Ribadisco che la loro è una scelta rispettabile anche se non la condivido. Il fatto è che sono girati, nei blog, nelle pagine di Facebook, nelle discussioni incongrue lezioni morali spero non alimentate, per così dire dalle parti in causa. Si legge qua e là, che è giusta la decisione di Farris di dimettersi per non accumulare gli incarichi e sbagliata la mia di continuare a fare il senatore e il consigliere provinciale. I consiglieri sono stati eletti perché scelti dai cittadini che hanno affidato loro la rappresentanza del rispettivo collegio ed insieme ad essa le loro speranze. I candidati presidenti hanno un onere in più: quello di rappresentare gli elettori dell'intera provincia. Fra la nomina ad assessore e la sua elezione diretta da parte dei cittadini, Farris ha scelto l'incarico per nomina.

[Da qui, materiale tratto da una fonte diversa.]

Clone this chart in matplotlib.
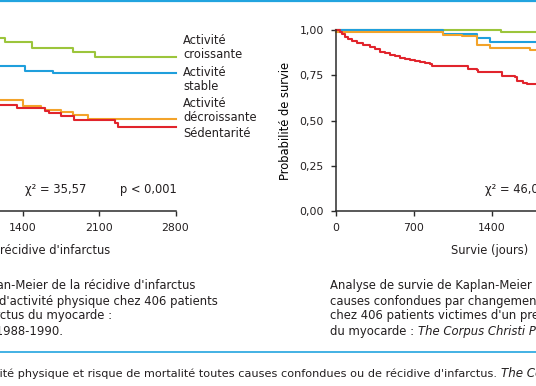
import matplotlib
matplotlib.use("Agg")
import matplotlib.pyplot as plt
from matplotlib.lines import Line2D

# ---------------- data ----------------
xticks = [0, 700, 1400, 2100, 2800]
xtick_labels = ["0", "700", "1400", "2100", "2800"]
yticks = [0.0, 0.25, 0.50, 0.75, 1.00]
ytick_labels = ["0,00", "0,25", "0,50", "0,75", "1,00"]

# Left panel: recurrence-free survival (step curves)
rec_green_t = [0, 600, 1240, 1490, 1865, 2063, 2800]
rec_green_p = [1.0, 0.954, 0.932, 0.899, 0.877, 0.853, 0.853]
rec_blue_t = [0, 700, 1423, 1682, 2800]
rec_blue_p = [1.0, 0.803, 0.776, 0.761, 0.761]
rec_orange_t = [0, 600, 1407, 1566, 1606, 1752, 1865, 2002, 2800]
rec_orange_p = [1.0, 0.614, 0.583, 0.572, 0.559, 0.547, 0.532, 0.512, 0.512]
rec_red_t = [0, 600, 1352, 1606, 1645, 1749, 1871, 2246, 2277, 2800]
rec_red_p = [1.0, 0.587, 0.569, 0.554, 0.541, 0.528, 0.505, 0.489, 0.467, 0.467]

# Right panel: all-cause survival
surv_green_t = [0, 1485, 2800]
surv_green_p = [1.0, 0.987, 0.987]
surv_blue_t = [0, 968, 1267, 1387, 2800]
surv_blue_p = [1.0, 0.978, 0.954, 0.936, 0.936]
surv_orange_t = [0, 968, 1132, 1267, 1387, 1745, 2800]
surv_orange_p = [0.987, 0.975, 0.967, 0.917, 0.902, 0.890, 0.890]
surv_red_t = [0, 40, 55, 85, 115, 145, 190, 250, 310, 354, 399, 444, 489,
              534, 579, 624, 669, 714, 759, 803, 848, 863, 1192, 1267, 1282,
              1492, 1611, 1626, 1685, 1716, 2800]
surv_red_p = [1.0, 0.991, 0.978, 0.963, 0.949, 0.938, 0.930, 0.919, 0.908,
              0.895, 0.881, 0.871, 0.862, 0.855, 0.848, 0.840, 0.835, 0.829,
              0.824, 0.818, 0.813, 0.802, 0.783, 0.780, 0.767, 0.747, 0.743,
              0.721, 0.706, 0.701, 0.701]

legend_labels = ["Activité\ncroissante", "Activité\nstable",
                 "Activité\ndécroissante", "Sédentarité"]

# ---------------- style ----------------
C_GREEN = "#9cc53b"
C_BLUE = "#1f9fdc"
C_ORANGE = "#f3a32a"
C_RED = "#e1242c"
C_TEXT = "#231f20"
C_AXIS = "#2b2b2b"
C_RULE = "#22a4df"

plt.rcParams["font.family"] = ["DejaVu Sans"]
plt.rcParams["text.color"] = C_TEXT

W, H = 536, 386
fig = plt.figure(figsize=(W / 100, H / 100), dpi=100)


def fx(x):
    return x / W


def fy(y):
    return 1 - y / H


Y0, Y1 = 211.5, 30.0  # pixel rows of p=0 and p=1
FS = 8.3
FC = 8.35
FT = 7.8


def make_axes(x0_px, x2800_px):
    ax = fig.add_axes([fx(x0_px), fy(Y0), (x2800_px - x0_px) / W, (Y0 - Y1) / H])
    ax.set_xlim(0, 2800)
    ax.set_ylim(0, 1)
    for s in ("top", "right"):
        ax.spines[s].set_visible(False)
    for s in ("left", "bottom"):
        ax.spines[s].set_color(C_AXIS)
        ax.spines[s].set_linewidth(1.1)
    ax.set_xticks(xticks)
    ax.set_xticklabels(xtick_labels)
    ax.set_yticks(yticks)
    ax.set_yticklabels(ytick_labels)
    ax.tick_params(direction="out", length=3.5, width=1.0, color=C_AXIS,
                   labelsize=FT, labelcolor=C_TEXT, pad=5)
    ax.patch.set_alpha(0)
    return ax


LW = 1.5
axL = make_axes(-130.5, 175.5)
for t, p, c in [(rec_green_t, rec_green_p, C_GREEN),
                (rec_blue_t, rec_blue_p, C_BLUE),
                (rec_orange_t, rec_orange_p, C_ORANGE),
                (rec_red_t, rec_red_p, C_RED)]:
    axL.step(t, p, where="post", color=c, lw=LW, clip_on=False)

axR = make_axes(335.5, 647.5)
for t, p, c in [(surv_green_t, surv_green_p, C_GREEN),
                (surv_blue_t, surv_blue_p, C_BLUE),
                (surv_orange_t, surv_orange_p, C_ORANGE),
                (surv_red_t, surv_red_p, C_RED)]:
    axR.step(t, p, where="post", color=c, lw=LW, clip_on=False)
axR.set_ylabel("Probabilité de survie", fontsize=FS, labelpad=5)

# legend labels on left panel
leg_y = [47.5, 80, 110.8, 133.3]
for lab, y in zip(legend_labels, leg_y):
    fig.text(fx(183), fy(y), lab, fontsize=FS, ha="left", va="center",
             linespacing=1.1)

# statistics
fig.text(fx(25), fy(190), "χ² = 35,57", fontsize=FS, ha="left", va="center")
fig.text(fx(120), fy(190), "p < 0,001", fontsize=FS, ha="left", va="center")
fig.text(fx(485), fy(190), "χ² = 46,04      p < 0,001", fontsize=FS,
         ha="left", va="center")

# axis titles
fig.text(fx(110), fy(250), "Survie sans récidive d'infarctus", fontsize=FS,
         ha="right", va="center")
fig.text(fx(490), fy(250.5), "Survie (jours)", fontsize=FS, ha="center",
         va="center")

# captions
cap_y = [285.5, 301, 316, 331.5]
left_caption = [
    ("Analyse de survie de Kaplan-Meier de la récidive d'infarctus", 195),
    ("par changement d'activité physique chez 406 patients", 218),
    ("victimes d'un premier infarctus du myocarde :", 112),
    ("The Corpus Christi Project, 1988-1990.", 63),
]
for (txt, xend), y in zip(left_caption, cap_y):
    fig.text(fx(xend), fy(y), txt, fontsize=FC, ha="right", va="center")

right_caption = [
    "Analyse de survie de Kaplan-Meier de la mortalité toutes",
    "causes confondues par changement d'activité physique",
    "chez 406 patients victimes d'un premier infarctus",
]
for txt, y in zip(right_caption, cap_y[:3]):
    fig.text(fx(330), fy(y), txt, fontsize=FC, ha="left", va="center")
t4 = fig.text(fx(330), fy(cap_y[3]), "du myocarde : ", fontsize=FC,
              ha="left", va="center")
fig.canvas.draw()
bb = t4.get_window_extent()
fig.text(bb.x1 / fig.bbox.width, fy(cap_y[3]),
         "The Corpus Christi Project, 1988-1990.", fontsize=FC,
         style="italic", ha="left", va="center")

# rules
fig.add_artist(Line2D([0, 1], [fy(1.2)] * 2, transform=fig.transFigure,
                      color=C_RULE, lw=1.6))
fig.add_artist(Line2D([0, 1], [fy(352)] * 2, transform=fig.transFigure,
                      color=C_RULE, lw=1.2))

# bottom figure title
fig.text(fx(497), fy(373.5),
         "Figure. Activité physique et risque de mortalité toutes causes "
         "confondues ou de récidive d'infarctus.",
         fontsize=8.1, ha="right", va="center")
fig.text(fx(501), fy(373.5), "The Corpus Christi Project", fontsize=8.6,
         ha="left", va="center", style="italic")

fig.savefig("out.png", dpi=100)
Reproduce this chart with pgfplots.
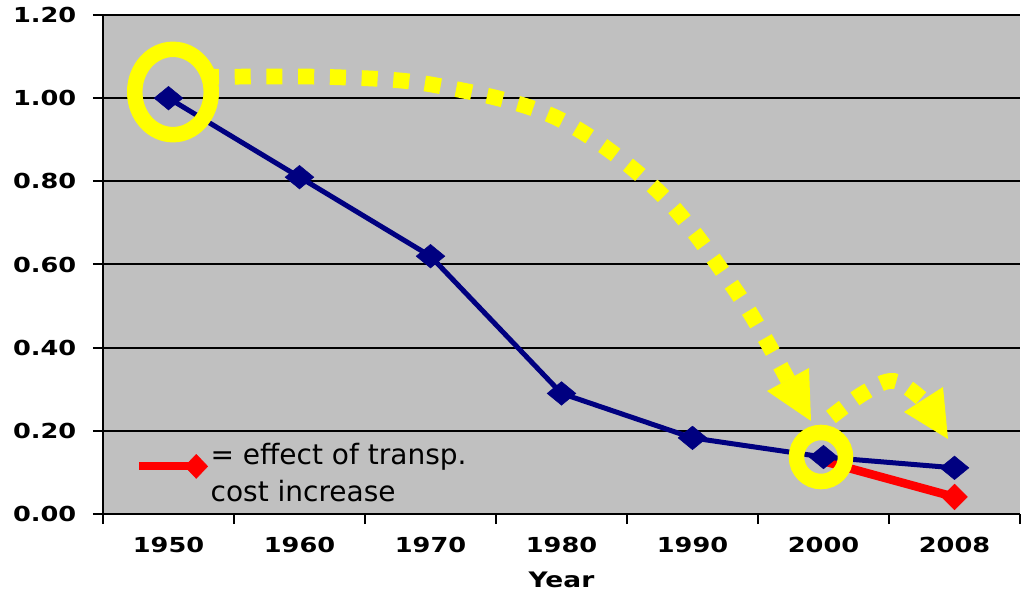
\documentclass[border=0pt]{standalone}
\usepackage{pgfplots}
\usepackage{pgfplotstable}
\pgfplotsset{compat=1.18}
\usepackage{fontspec}
\setmainfont{DejaVu Sans}
\newfontfamily\tickfont{DejaVu Sans Bold}[FakeStretch=1.24]
\definecolor{plotgray}{HTML}{C0C0C0}
\definecolor{navyblue}{HTML}{000080}
\definecolor{yel}{HTML}{FFFF00}

\pgfplotstableread{
x y
0 1.00
1 0.81
2 0.62
3 0.29
4 0.183
5 0.137
6 0.111
}\bluedata
\pgfplotstableread{
x y
5 0.127
6 0.041
}\reddata

\begin{document}
\begin{tikzpicture}
\begin{axis}[
  name=ax,
  scale only axis,
  width=687.75pt, height=374.25pt,
  xmin=-0.5, xmax=6.5, ymin=0, ymax=1.2,
  axis background/.style={fill=plotgray},
  axis x line*=bottom, axis y line*=left,
  axis line style={line width=2pt, -},
  xtick={-0.5,0.5,...,6.5},
  xticklabels={},
  extra x ticks={0,1,2,3,4,5,6},
  extra x tick labels={1950,1960,1970,1980,1990,2000,2008},
  extra x tick style={major tick length=0pt},
  ytick={0,0.2,0.4,0.6,0.8,1.0,1.2},
  yticklabels={0.00,0.20,0.40,0.60,0.80,1.00,1.20},
  ymajorgrids,
  grid style={black, line width=1.5pt},
  tick align=outside,
  major tick length=7.5pt,
  tick style={black, line width=1.5pt},
  ticklabel style={font=\tickfont\fontsize{15.5pt}{18pt}\selectfont},
  xticklabel style={yshift=-14pt},
  yticklabel style={xshift=-9pt},
  xlabel={Year},
  xlabel style={font=\tickfont\fontsize{16pt}{18pt}\selectfont},
  legend style={at={(axis cs:-0.256,0.178)}, anchor=north west, draw=none, fill=none,
    inner sep=0pt, font=\fontsize{21pt}{27.75pt}\selectfont, cells={align=left}},
  legend cell align=left,
]
\addplot[red, line width=6.4pt, mark=square*, mark size=6.8pt, mark indices={2},
  mark options={solid, line width=0.4pt, rotate=45}, forget plot] table {\reddata};
\addplot[navyblue, line width=3.75pt, mark=square*, mark size=7.6pt,
  mark options={solid, line width=0.4pt, yscale=0.82, rotate=45}, forget plot] table {\bluedata};
\addlegendimage{legend image code/.code={
  \draw[red, line width=6pt] (-6.75pt,5pt) -- (36pt,5pt);
  \fill[red] (36pt,14pt) -- (44.6pt,5pt) -- (36pt,-4pt) -- (27.4pt,5pt) -- cycle;
}}
\addlegendentry{= effect of transp.\\cost increase}
\end{axis}
\begin{scope}[shift={(ax.south west)}, xshift=-77.25pt, yshift=385.5pt, x=0.75pt, y=-0.75pt]
  \draw[yel, line width=11.6pt] (173,92) ellipse [x radius=28.7pt, y radius=32pt];
  \draw[yel, line width=11.6pt] (821,457) circle [radius=18.4pt];
  \draw[yel, line width=11.8pt, dash pattern=on 12pt off 11.8pt]
    plot[smooth, tension=0.55] coordinates {(203,77) (330,77) (434,85) (557,118) (660,193) (738,294) (788,380)};
  \fill[yel] (767,391) -- (809,368) -- (811,421) -- cycle;
  \draw[yel, line width=11.8pt, dash pattern=on 12pt off 10.5pt]
    plot[smooth, tension=0.6] coordinates {(831,417) (864,393) (894,381) (923,400)};
  \fill[yel] (904,412) -- (943,387) -- (948,439) -- cycle;
\end{scope}
\pgfresetboundingbox
\path ([shift={(-77.25pt,-59.25pt)}]ax.south west) rectangle ([shift={(0.75pt,11.25pt)}]ax.north east);
\end{tikzpicture}
\end{document}
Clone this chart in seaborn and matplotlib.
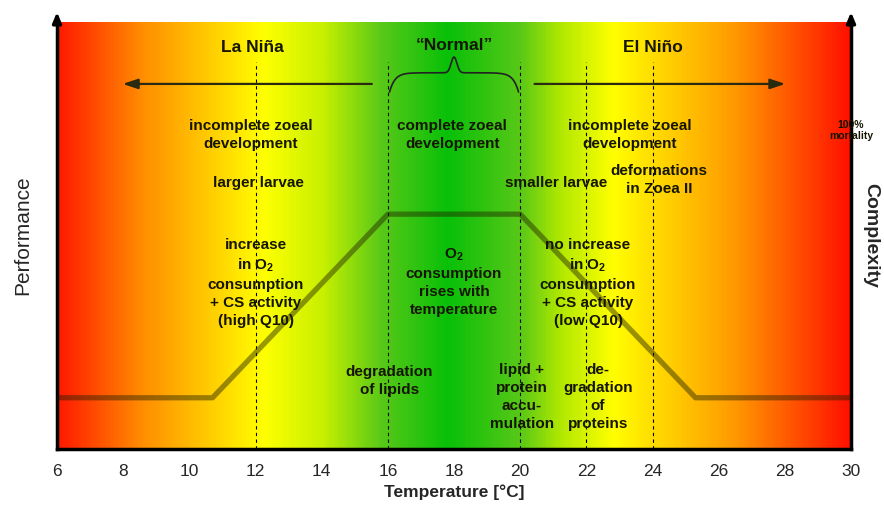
import matplotlib
matplotlib.use("Agg")
import matplotlib.pyplot as plt
import numpy as np
import pandas as pd
import seaborn as sns
from matplotlib.colors import LinearSegmentedColormap

# background gradient stops (temperature, colour)
GRAD_TEMPS = [6, 8.5, 12.2, 14.0, 15.8, 17.8, 20.0, 21.2, 22.8, 26.5, 30]
GRAD_COLORS = ["#ff1a00", "#ff8c00", "#ffff00", "#c8f000", "#58c818", "#08c008",
               "#58c818", "#b0e800", "#ffff00", "#ff9900", "#ff1000"]

# performance curve
PERF_TEMP = [6, 10.7, 16, 20, 25.3, 30]
PERF_VALUE = [0.12, 0.12, 0.55, 0.55, 0.12, 0.12]

DASHED_TEMPS = [12, 16, 20, 22, 24]
XTICKS = list(range(6, 31, 2))

FONT = ["Liberation Sans", "DejaVu Sans"]

labels = [
    # text, x, y, size
    ("La Niña", 11.9, 0.941, 12.5),
    ("\u201cNormal\u201d", 18.0, 0.946, 12.5),
    ("El Niño", 24.0, 0.941, 12.5),
    ("incomplete zoeal\ndevelopment", 11.85, 0.735, 11),
    ("complete zoeal\ndevelopment", 17.95, 0.735, 11),
    ("incomplete zoeal\ndevelopment", 23.3, 0.735, 11),
    ("larger larvae", 12.1, 0.623, 11),
    ("smaller larvae", 21.1, 0.623, 11),
    ("deformations\nin Zoea II", 24.2, 0.63, 11),
    ("increase\nin O$_\\mathbf{2}$\nconsumption\n+ CS activity\n(high Q10)", 12.0, 0.389, 11),
    ("O$_\\mathbf{2}$\nconsumption\nrises with\ntemperature", 18.0, 0.392, 11),
    ("no increase\nin O$_\\mathbf{2}$\nconsumption\n+ CS activity\n(low Q10)", 22.05, 0.389, 11),
    ("degradation\nof lipids", 16.05, 0.159, 11),
    ("lipid +\nprotein\naccu-\nmulation", 20.05, 0.122, 11),
    ("de-\ngradation\nof\nproteins", 22.35, 0.122, 11),
]


def brace(x0, x1, y, height):
    t = np.linspace(0, 1, 200)
    xs = x0 + (x1 - x0) * t
    half = np.where(t < 0.5, t, 1 - t) * 2
    ys = y + height * (0.55 * (1 - np.exp(-12 * half)) + 0.45 * np.exp(-((half - 1) ** 2) / 0.004))
    return xs, ys


sns.set_style("white")
plt.rcParams["font.family"] = FONT
plt.rcParams["mathtext.fontset"] = "custom"
plt.rcParams["mathtext.bf"] = "Liberation Sans:bold"
plt.rcParams["mathtext.rm"] = "Liberation Sans"

fig = plt.figure(figsize=(8.84, 5.24), dpi=100)
ax = fig.add_axes([0.0645, 0.1431, 0.8982, 0.8149])

cmap = LinearSegmentedColormap.from_list(
    "temp", [((t - GRAD_TEMPS[0]) / (GRAD_TEMPS[-1] - GRAD_TEMPS[0]), c)
             for t, c in zip(GRAD_TEMPS, GRAD_COLORS)])
grad = np.linspace(0, 1, 600)[None, :]
ax.imshow(grad, extent=[6, 30, 0, 1], aspect="auto", cmap=cmap, zorder=0)

perf = pd.DataFrame({"temp": PERF_TEMP, "perf": PERF_VALUE})
sns.lineplot(data=perf, x="temp", y="perf", ax=ax, color="#202000",
             alpha=0.45, linewidth=3.8, zorder=3)

for t in DASHED_TEMPS:
    ax.plot([t, t], [0, 0.906], color="black", linestyle=(0, (3, 3)),
            linewidth=0.8, zorder=2)

# la nina / el nino arrows
arrow_kw = dict(arrowstyle="-|>,head_length=0.9,head_width=0.3",
                color="#2a2a10", lw=1.6)
ax.annotate("", xy=(7.9, 0.855), xytext=(15.6, 0.855), arrowprops=arrow_kw, zorder=4)
ax.annotate("", xy=(28.1, 0.855), xytext=(20.35, 0.855), arrowprops=arrow_kw, zorder=4)

bx, by = brace(16.05, 19.95, 0.836, 0.082)
ax.plot(bx, by, color="#222222", linewidth=1.2, zorder=4)

for text, x, y, size in labels:
    ax.text(x, y, text, ha="center", va="center", fontsize=size,
            fontweight="bold", color="#151500", linespacing=1.35, zorder=5)

ax.text(30.0, 0.745, "100%\nmortality", ha="center", va="center", fontsize=7.5,
        fontweight="bold", color="#151500", linespacing=1.1, zorder=5, clip_on=False)

ax.set_xlim(6, 30)
ax.set_ylim(0, 1)
ax.set_xticks(XTICKS)
ax.set_xticklabels([str(v) for v in XTICKS], fontsize=12.5)
ax.set_yticks([])
ax.tick_params(axis="x", direction="out", length=5, width=1.2, pad=6, color="black")
ax.set_xlabel("Temperature [°C]", fontsize=12.5, fontweight="bold", labelpad=4)
ax.set_ylabel("Performance", fontsize=15, labelpad=18)

for side in ["left", "right", "bottom"]:
    ax.spines[side].set_visible(True)
    ax.spines[side].set_color("black")
    ax.spines[side].set_linewidth(2.5)
ax.spines["top"].set_visible(False)

axis_arrow = dict(arrowstyle="-|>,head_length=0.6,head_width=0.25", color="black", lw=2.5)
ax.annotate("", xy=(0, 1.03), xytext=(0, 0.99), xycoords="axes fraction",
            textcoords="axes fraction", arrowprops=axis_arrow, annotation_clip=False)
ax.annotate("", xy=(1, 1.03), xytext=(1, 0.99), xycoords="axes fraction",
            textcoords="axes fraction", arrowprops=axis_arrow, annotation_clip=False)

fig.text(0.985, 0.55, "Complexity", rotation=-90, ha="center", va="center",
         fontsize=14, fontweight="bold")

fig.savefig("out.png", dpi=100)
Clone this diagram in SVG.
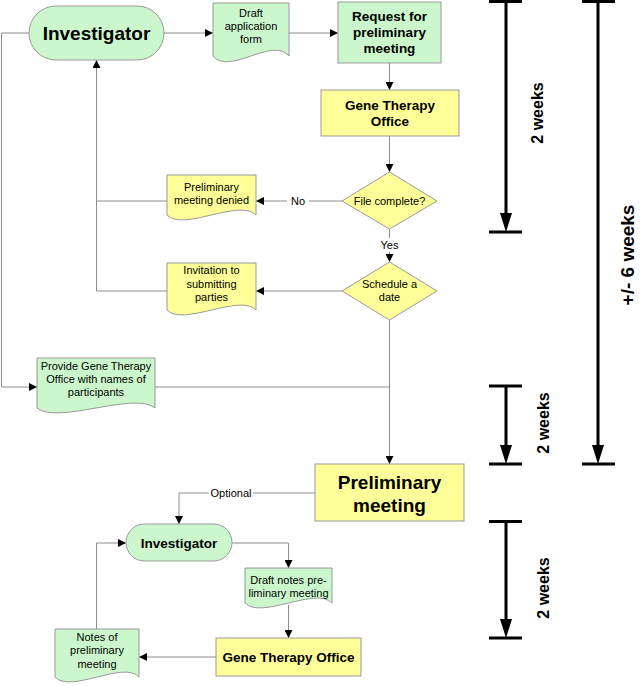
<svg xmlns="http://www.w3.org/2000/svg" width="640" height="686" viewBox="0 0 640 686">
<style>
text{font-family:"Liberation Sans",Arial,sans-serif;fill:#000;text-anchor:middle}
.g{fill:#ccf7cc;stroke:#999;stroke-width:1}
.y{fill:#ffff99;stroke:#999;stroke-width:1}
.c{fill:none;stroke:#8c8c8c;stroke-width:1}
.s{font-size:11px}
.m{font-size:13.5px;font-weight:bold}
.l{font-size:19px;font-weight:bold}
.t{stroke:#000;stroke-width:3;fill:none}
.tl{font-size:16px;font-weight:bold}
</style>
<defs>
<marker id="a" markerWidth="8" markerHeight="8" refX="8" refY="4" orient="auto" markerUnits="userSpaceOnUse">
<path d="M0,0 L8,4 L0,8 Z" fill="#000"/>
</marker>
</defs>

<g id="connectors">
<path class="c" d="M29,33 H1.5 V387 H37" marker-end="url(#a)"/>
<path class="c" d="M164,33 H213" marker-end="url(#a)"/>
<path class="c" d="M289,33 H338" marker-end="url(#a)"/>
<path class="c" d="M389.5,63 V90" marker-end="url(#a)"/>
<path class="c" d="M389.5,136 V172" marker-end="url(#a)"/>
<path class="c" d="M342,201 H256" marker-end="url(#a)"/>
<path class="c" d="M167,201 H96.5 V60" marker-end="url(#a)"/>
<path class="c" d="M389.5,229 V262" marker-end="url(#a)"/>
<path class="c" d="M342,291 H256" marker-end="url(#a)"/>
<path class="c" d="M167,291 H96.5 V201"/>
<path class="c" d="M389.5,320 V464" marker-end="url(#a)"/>
<path class="c" d="M155,387 H389.5"/>
<path class="c" d="M315,493 H179 V524" marker-end="url(#a)"/>
<path class="c" d="M232,543 H288.5 V568" marker-end="url(#a)"/>
<path class="c" d="M288.5,605 V638" marker-end="url(#a)"/>
<path class="c" d="M216,657 H139" marker-end="url(#a)"/>
<path class="c" d="M96.5,629 V543 H126" marker-end="url(#a)"/>
<rect x="287" y="194" width="22" height="14" fill="#fff"/>
<text class="s" x="298" y="205">No</text>
<rect x="377" y="238" width="25" height="14" fill="#fff"/>
<text class="s" x="389.5" y="249">Yes</text>
<rect x="209" y="486" width="44" height="14" fill="#fff"/>
<text class="s" x="231" y="497">Optional</text>
</g>

<g id="investigator1">
<rect class="g" x="29" y="6" width="135" height="54" rx="27"/>
<text class="l" x="96.5" y="40">Investigator</text>
</g>

<g id="draft-application">
<path class="g" d="M213,3 H289 V56 C273,36 229,76 213,56 Z"/>
<text class="s" x="251" y="17">Draft</text>
<text class="s" x="251" y="30">application</text>
<text class="s" x="251" y="43">form</text>
</g>

<g id="request">
<rect class="g" x="338" y="2" width="103" height="61"/>
<text class="m" x="389.5" y="21">Request for</text>
<text class="m" x="389.5" y="37">preliminary</text>
<text class="m" x="389.5" y="53">meeting</text>
</g>

<g id="gto1">
<rect class="y" x="321" y="90" width="138" height="46"/>
<text class="m" x="390" y="110">Gene Therapy</text>
<text class="m" x="390" y="126">Office</text>
</g>

<g id="file-complete">
<polygon class="y" points="389.5,172 437,201 389.5,229 342,201"/>
<text class="s" x="389.5" y="205">File complete?</text>
</g>

<g id="denied">
<path class="y" d="M167,175 H256 V215 C240,198 183,232 167,215 Z"/>
<text class="s" x="211.5" y="191">Preliminary</text>
<text class="s" x="211.5" y="204">meeting denied</text>
</g>

<g id="schedule">
<polygon class="y" points="389.5,262 437,291 389.5,320 342,291"/>
<text class="s" x="389.5" y="288">Schedule a</text>
<text class="s" x="389.5" y="301">date</text>
</g>

<g id="invitation">
<path class="y" d="M167,263 H256 V310 C240,293 183,327 167,310 Z"/>
<text class="s" x="211.5" y="274">Invitation to</text>
<text class="s" x="211.5" y="287.5">submitting</text>
<text class="s" x="211.5" y="301">parties</text>
</g>

<g id="provide">
<path class="g" d="M37,358 H155 V408 C134,391 58,425 37,408 Z"/>
<text class="s" x="96" y="370">Provide Gene Therapy</text>
<text class="s" x="96" y="383">Office with names of</text>
<text class="s" x="96" y="396">participants</text>
</g>

<g id="preliminary-meeting">
<rect class="y" x="315" y="464" width="149" height="57"/>
<text class="l" x="389.5" y="489">Preliminary</text>
<text class="l" x="389.5" y="512">meeting</text>
</g>

<g id="investigator2">
<rect class="g" x="126" y="524" width="106" height="37" rx="18.5"/>
<text class="m" x="179" y="547.5">Investigator</text>
</g>

<g id="draft-notes">
<path class="g" d="M245,568 H332 V603 C316,586 261,620 245,603 Z"/>
<text class="s" x="288.5" y="584">Draft notes pre-</text>
<text class="s" x="288.5" y="597">liminary meeting</text>
</g>

<g id="gto2">
<rect class="y" x="216" y="638" width="145" height="38"/>
<text class="m" x="288.5" y="662">Gene Therapy Office</text>
</g>

<g id="notes">
<path class="g" d="M55,629 H139 V677 C124,660 70,694 55,677 Z"/>
<text class="s" x="97" y="641">Notes of</text>
<text class="s" x="97" y="654">preliminary</text>
<text class="s" x="97" y="667.5">meeting</text>
</g>

<g id="timeline">
<path class="t" d="M506,1.5 V216 M489,1.5 H522 M489,232 H522"/>
<polygon points="500,213 512,213 506,232"/>
<text class="tl" transform="translate(543,113) rotate(-90)">2 weeks</text>
<path class="t" d="M598,1.5 V448 M582,1.5 H615 M582,464 H615"/>
<polygon points="592,445 604,445 598,464"/>
<text class="tl" style="font-size:19px" transform="translate(634,255) rotate(-90)">+/- 6 weeks</text>
<path class="t" d="M506,386 V448 M489,386 H522 M489,464 H522"/>
<polygon points="500,445 512,445 506,464"/>
<text class="tl" transform="translate(549,423) rotate(-90)">2 weeks</text>
<path class="t" d="M506,521.5 V622 M489,521.5 H522 M489,638 H522"/>
<polygon points="500,619 512,619 506,638"/>
<text class="tl" transform="translate(549,588) rotate(-90)">2 weeks</text>
</g>
</svg>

Non basteranno gli artifizi dialettici dei suoi sostenitori a far dimenticare questo dato di fatto e a fare pensare ai cittadini che la politica così intesa, come gioco del dare e avere, non li interessa più; segnale che, a quanto pare inutilmente, hanno dato il 30 e il 31 maggio. Io mi ero candidato alla Presidenza della Provincia di Cagliari, sapendo e annunciando che in caso di elezione avrei lasciato il seggio di senatore. Una cosa che, credo tutti lo intuiscano, avrebbe comportato per me un saldo negativo dal punto di vista economico e di immagine.
Chi, come me, ritiene che perdere le elezioni non comporta l'abbandono di un impegno assunto con i suoi elettori e chi, invece, ritiene che fare l'assessore sia più importante che mantenere la parola data alle persone a cui si è chiesto il voto. E mettiamo da parte, per carità, la questione del doppio incarico.
La mia elezione a consigliere provinciale, grazie ad una legge che anche io ho contributo a fare, non comporta accumulo di compensi, semmai un soprappiù di oneri. Di più, chiederò agli uffici legali competenti se sia possibile che la Provincia destini ad opere sociali il compenso che mi sarebbe dovuto come consigliere provinciale. In ogni caso, la mia elezione non solo non graverà sulle spese, ma farà risparmiare l'amministrazione. Il problema è di ordine diverso. Gli altri due candidati alla Presidenza non si sono certo distinti per rispetto del patto con gli elettori; io intendo rispettarlo. E lo farò, da oppositore leale e responsabile, deciso a contrastare il prevalere degli interessi di partito di chi ha vinto, votando con lui ogni volta che ci siano provvedimenti in grado di risolvere problemi della gente.
Quando mi accorgerò che non sarà più necessario il contributo che saprò dare, il mio posto sarà preso dall'ottimo Mario Corongiu, eletto nel Sarcidano che saprà rappresentare al meglio, in Consiglio Provinciale gli interessi del suo territori.